Urso’s death approximately eighteen months later came as a tragic irony.

“That hit home,” McCullers said, “and we knew creating a fund to ensure Kirk’s legacy around our existing heart health initiatives was the direction we wanted to go.”

The originator of Sunday’s memorial match was actually the Crew’s players, particularly former goalkeeper Will Hesmer, a native of Wilson, N.C. who played college soccer at Wake Forest.

“We have a player seat on the Board of the Directors for the Crew Soccer Foundation, and William was the player representative,” McCullers recalls. “He said this was something that was being discussed [by the players].”

Hesmer, who announced his retirement from professional soccer this week and is now living in Raleigh, is expected to attend Sunday’s match, along with Urso’s parents, who McCullers says gave their blessing for the Crew to establish this fund in memory of their son.

Tickets are available for purchase online until Friday, Feb. 22 at 5 p.m. for $10 each.
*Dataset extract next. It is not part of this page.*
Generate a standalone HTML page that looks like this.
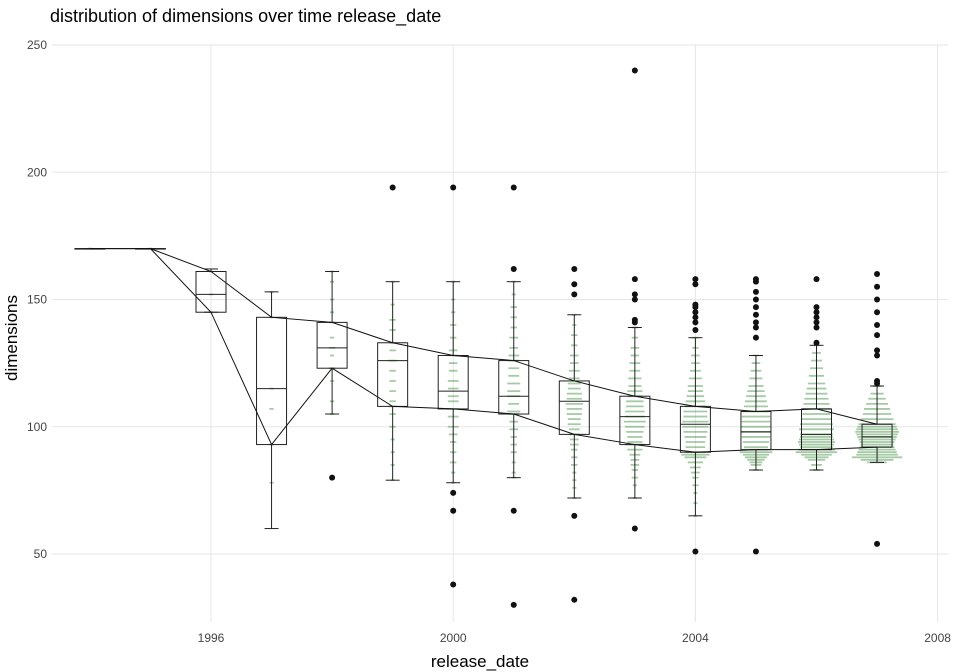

After that time, match-day tickets will be available at Macpherson Stadium for $15 for adults and $10 for youth.

In conjunction with the match, the club will hold a silent auction to raise further proceeds for the Urso Fund. Some of the more notable items donated to the auction include a Landon Donovan USMNT autographed jersey, a Mia Hamm autographed ball, 2012 MLS Cup team jerseys signed by the Houston Dynamo and L.A. Galaxy, and—perhaps most most coveted in the N.C. area—two tickets to the upcoming UNC vs. Duke men’s basketball game in Chapel Hill. The auction will run throughout the match, and bids may be placed both at the stadium and online.

The Crew face the Montreal Impact in a friendly this Saturday as part of the finale to the Disney Soccer Classic in Florida. Consequently, McCullers says roughly half their squad will travel to North Carolina in advance to prepare for Sunday’s match against the Tar Heels, while the remainder of the team will fly up following the Impact game.

Coincidentally, at the same time as the Urso Memorial Match, the Carolina RailHawks will take on another MLS club, the Vancouver Whitecaps, in a preseason friendly down I-40 in Cary. For cost, marketing and revenue purposes, it’s worth wondering why a joint, double-header event could not be coordinated between the parties. Such a combined effort would have afforded all area fans and supporters the opportunity to not only watch both games and enjoy a grand soccer gala, but also contribute to the Urso charity and honor his memory in the process.

McCullers will only say that there were early, initial discussions about such an event.

“But at the end of the day it didn’t come together,” he continued, “so we wanted to focus on this aspect of it.”

Another recent event that affected the Crew family was former Columbus and USMNT player Robbie Rogers revealing he is gay and stepping away from soccer. Rogers played for the Crew from 2007-11, including the 2008 MLS Cup and Supporters’ Shield winning team.

McCullers says he and the Crew stand with Rogers and his decision.

“He was a member of the Crew family, always will be, and that’s unconditional,” McCullers says. “I was surprised, probably more focused on the fact that he’s stepping away from the game, because he’s a very talented player.

“I guess my reaction is that [hopefully] someday this won’t be newsworthy, and guys like Robbie won’t have to make announcements.”